■ **Exercise instructions**: Leave out the pictures and copy everything else below exactly.

■ **Data for this task**:

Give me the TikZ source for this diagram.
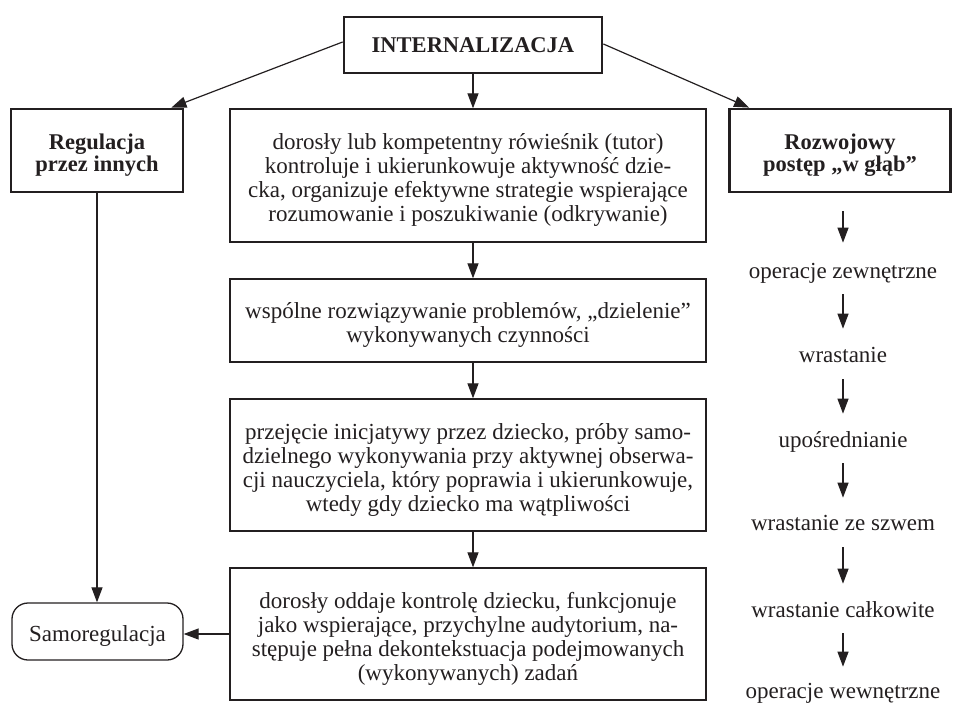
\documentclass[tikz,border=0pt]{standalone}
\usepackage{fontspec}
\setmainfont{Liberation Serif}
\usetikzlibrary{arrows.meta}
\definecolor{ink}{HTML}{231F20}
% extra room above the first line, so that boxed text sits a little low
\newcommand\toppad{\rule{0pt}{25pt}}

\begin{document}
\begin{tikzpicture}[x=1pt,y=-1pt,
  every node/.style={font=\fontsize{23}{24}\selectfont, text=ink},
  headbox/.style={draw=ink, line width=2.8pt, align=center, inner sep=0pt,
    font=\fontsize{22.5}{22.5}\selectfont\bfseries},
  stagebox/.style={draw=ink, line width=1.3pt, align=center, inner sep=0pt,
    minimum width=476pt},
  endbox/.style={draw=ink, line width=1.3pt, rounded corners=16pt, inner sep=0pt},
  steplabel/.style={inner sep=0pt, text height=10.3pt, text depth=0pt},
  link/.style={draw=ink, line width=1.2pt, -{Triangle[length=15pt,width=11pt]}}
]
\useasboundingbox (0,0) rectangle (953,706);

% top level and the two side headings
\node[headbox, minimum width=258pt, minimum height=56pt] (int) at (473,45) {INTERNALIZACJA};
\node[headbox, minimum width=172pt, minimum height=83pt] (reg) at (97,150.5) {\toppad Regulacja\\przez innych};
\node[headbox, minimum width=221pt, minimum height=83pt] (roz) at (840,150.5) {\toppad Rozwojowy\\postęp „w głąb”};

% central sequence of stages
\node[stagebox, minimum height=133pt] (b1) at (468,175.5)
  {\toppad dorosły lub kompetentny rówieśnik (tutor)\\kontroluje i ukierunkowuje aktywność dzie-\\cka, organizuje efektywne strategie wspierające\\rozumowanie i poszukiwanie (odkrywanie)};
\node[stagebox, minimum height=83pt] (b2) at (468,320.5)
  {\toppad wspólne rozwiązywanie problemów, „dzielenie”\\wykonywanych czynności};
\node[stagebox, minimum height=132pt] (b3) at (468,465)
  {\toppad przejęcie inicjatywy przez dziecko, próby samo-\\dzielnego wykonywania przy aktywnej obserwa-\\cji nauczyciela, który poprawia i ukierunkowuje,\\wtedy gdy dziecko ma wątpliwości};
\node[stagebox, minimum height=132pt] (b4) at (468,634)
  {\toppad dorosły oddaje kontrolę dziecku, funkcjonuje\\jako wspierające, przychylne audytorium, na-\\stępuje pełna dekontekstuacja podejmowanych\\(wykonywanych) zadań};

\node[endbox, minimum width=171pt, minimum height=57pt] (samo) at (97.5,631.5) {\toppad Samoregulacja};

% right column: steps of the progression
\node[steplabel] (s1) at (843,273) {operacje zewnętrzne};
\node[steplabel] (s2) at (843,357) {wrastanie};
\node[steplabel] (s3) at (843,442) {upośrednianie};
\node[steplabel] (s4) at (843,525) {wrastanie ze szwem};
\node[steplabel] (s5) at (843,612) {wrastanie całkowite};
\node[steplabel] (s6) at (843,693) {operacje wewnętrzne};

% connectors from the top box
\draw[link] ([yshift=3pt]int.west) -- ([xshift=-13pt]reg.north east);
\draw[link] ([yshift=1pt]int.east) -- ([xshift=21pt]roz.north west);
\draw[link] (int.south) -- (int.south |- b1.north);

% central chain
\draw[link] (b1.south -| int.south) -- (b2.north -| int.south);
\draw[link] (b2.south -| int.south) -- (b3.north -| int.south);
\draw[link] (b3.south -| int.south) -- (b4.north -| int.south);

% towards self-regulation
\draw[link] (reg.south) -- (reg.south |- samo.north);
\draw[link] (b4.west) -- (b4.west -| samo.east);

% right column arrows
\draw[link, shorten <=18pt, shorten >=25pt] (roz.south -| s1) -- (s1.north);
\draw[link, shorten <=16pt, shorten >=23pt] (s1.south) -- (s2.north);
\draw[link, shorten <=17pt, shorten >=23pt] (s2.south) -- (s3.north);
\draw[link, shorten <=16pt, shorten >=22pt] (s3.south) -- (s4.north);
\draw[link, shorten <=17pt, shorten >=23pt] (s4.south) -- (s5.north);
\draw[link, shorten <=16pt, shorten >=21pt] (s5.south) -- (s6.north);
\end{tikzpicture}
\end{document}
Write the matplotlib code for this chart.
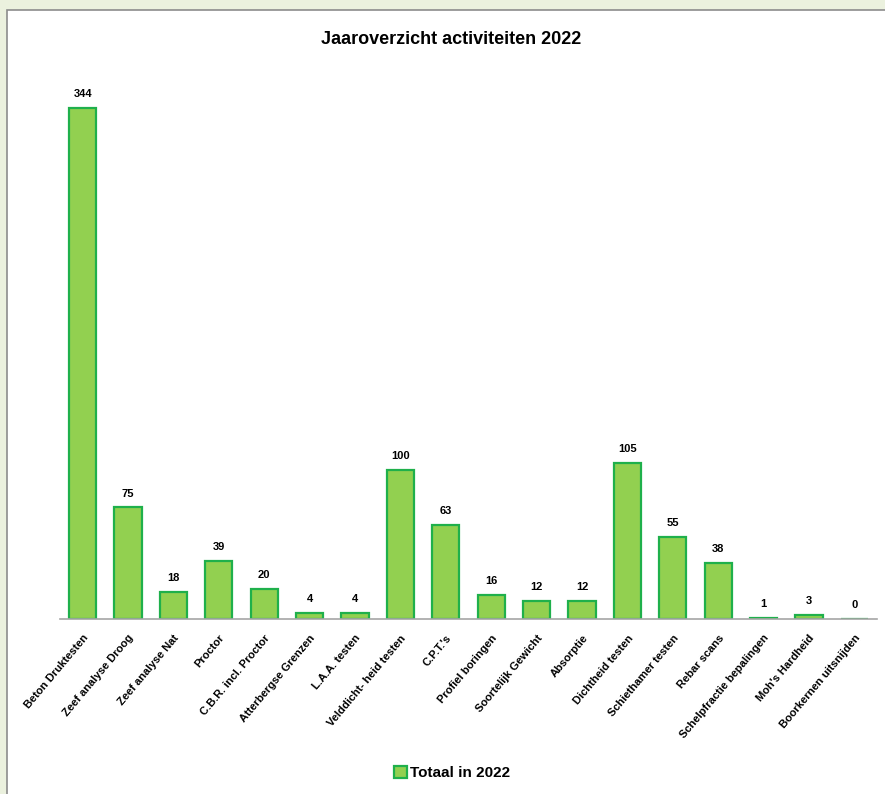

■ **Reply**:
Give me the TikZ source for this diagram.
\documentclass[tikz,border=0pt]{standalone}
\usepackage{fontspec}
\setmainfont{Liberation Serif}
\usetikzlibrary{arrows.meta}
\definecolor{ink}{HTML}{231F20}
% extra room above the first line, so that boxed text sits a little low
\newcommand\toppad{\rule{0pt}{25pt}}

\begin{document}
\begin{tikzpicture}[x=1pt,y=-1pt,
  every node/.style={font=\fontsize{23}{24}\selectfont, text=ink},
  headbox/.style={draw=ink, line width=2.8pt, align=center, inner sep=0pt,
    font=\fontsize{22.5}{22.5}\selectfont\bfseries},
  stagebox/.style={draw=ink, line width=1.3pt, align=center, inner sep=0pt,
    minimum width=476pt},
  endbox/.style={draw=ink, line width=1.3pt, rounded corners=16pt, inner sep=0pt},
  steplabel/.style={inner sep=0pt, text height=10.3pt, text depth=0pt},
  link/.style={draw=ink, line width=1.2pt, -{Triangle[length=15pt,width=11pt]}}
]
\useasboundingbox (0,0) rectangle (953,706);

% top level and the two side headings
\node[headbox, minimum width=258pt, minimum height=56pt] (int) at (473,45) {INTERNALIZACJA};
\node[headbox, minimum width=172pt, minimum height=83pt] (reg) at (97,150.5) {\toppad Regulacja\\przez innych};
\node[headbox, minimum width=221pt, minimum height=83pt] (roz) at (840,150.5) {\toppad Rozwojowy\\postęp „w głąb”};

% central sequence of stages
\node[stagebox, minimum height=133pt] (b1) at (468,175.5)
  {\toppad dorosły lub kompetentny rówieśnik (tutor)\\kontroluje i ukierunkowuje aktywność dzie-\\cka, organizuje efektywne strategie wspierające\\rozumowanie i poszukiwanie (odkrywanie)};
\node[stagebox, minimum height=83pt] (b2) at (468,320.5)
  {\toppad wspólne rozwiązywanie problemów, „dzielenie”\\wykonywanych czynności};
\node[stagebox, minimum height=132pt] (b3) at (468,465)
  {\toppad przejęcie inicjatywy przez dziecko, próby samo-\\dzielnego wykonywania przy aktywnej obserwa-\\cji nauczyciela, który poprawia i ukierunkowuje,\\wtedy gdy dziecko ma wątpliwości};
\node[stagebox, minimum height=132pt] (b4) at (468,634)
  {\toppad dorosły oddaje kontrolę dziecku, funkcjonuje\\jako wspierające, przychylne audytorium, na-\\stępuje pełna dekontekstuacja podejmowanych\\(wykonywanych) zadań};

\node[endbox, minimum width=171pt, minimum height=57pt] (samo) at (97.5,631.5) {\toppad Samoregulacja};

% right column: steps of the progression
\node[steplabel] (s1) at (843,273) {operacje zewnętrzne};
\node[steplabel] (s2) at (843,357) {wrastanie};
\node[steplabel] (s3) at (843,442) {upośrednianie};
\node[steplabel] (s4) at (843,525) {wrastanie ze szwem};
\node[steplabel] (s5) at (843,612) {wrastanie całkowite};
\node[steplabel] (s6) at (843,693) {operacje wewnętrzne};

% connectors from the top box
\draw[link] ([yshift=3pt]int.west) -- ([xshift=-13pt]reg.north east);
\draw[link] ([yshift=1pt]int.east) -- ([xshift=21pt]roz.north west);
\draw[link] (int.south) -- (int.south |- b1.north);

% central chain
\draw[link] (b1.south -| int.south) -- (b2.north -| int.south);
\draw[link] (b2.south -| int.south) -- (b3.north -| int.south);
\draw[link] (b3.south -| int.south) -- (b4.north -| int.south);

% towards self-regulation
\draw[link] (reg.south) -- (reg.south |- samo.north);
\draw[link] (b4.west) -- (b4.west -| samo.east);

% right column arrows
\draw[link, shorten <=18pt, shorten >=25pt] (roz.south -| s1) -- (s1.north);
\draw[link, shorten <=16pt, shorten >=23pt] (s1.south) -- (s2.north);
\draw[link, shorten <=17pt, shorten >=23pt] (s2.south) -- (s3.north);
\draw[link, shorten <=16pt, shorten >=22pt] (s3.south) -- (s4.north);
\draw[link, shorten <=17pt, shorten >=23pt] (s4.south) -- (s5.north);
\draw[link, shorten <=16pt, shorten >=21pt] (s5.south) -- (s6.north);
\end{tikzpicture}
\end{document}
Write the matplotlib code for this chart.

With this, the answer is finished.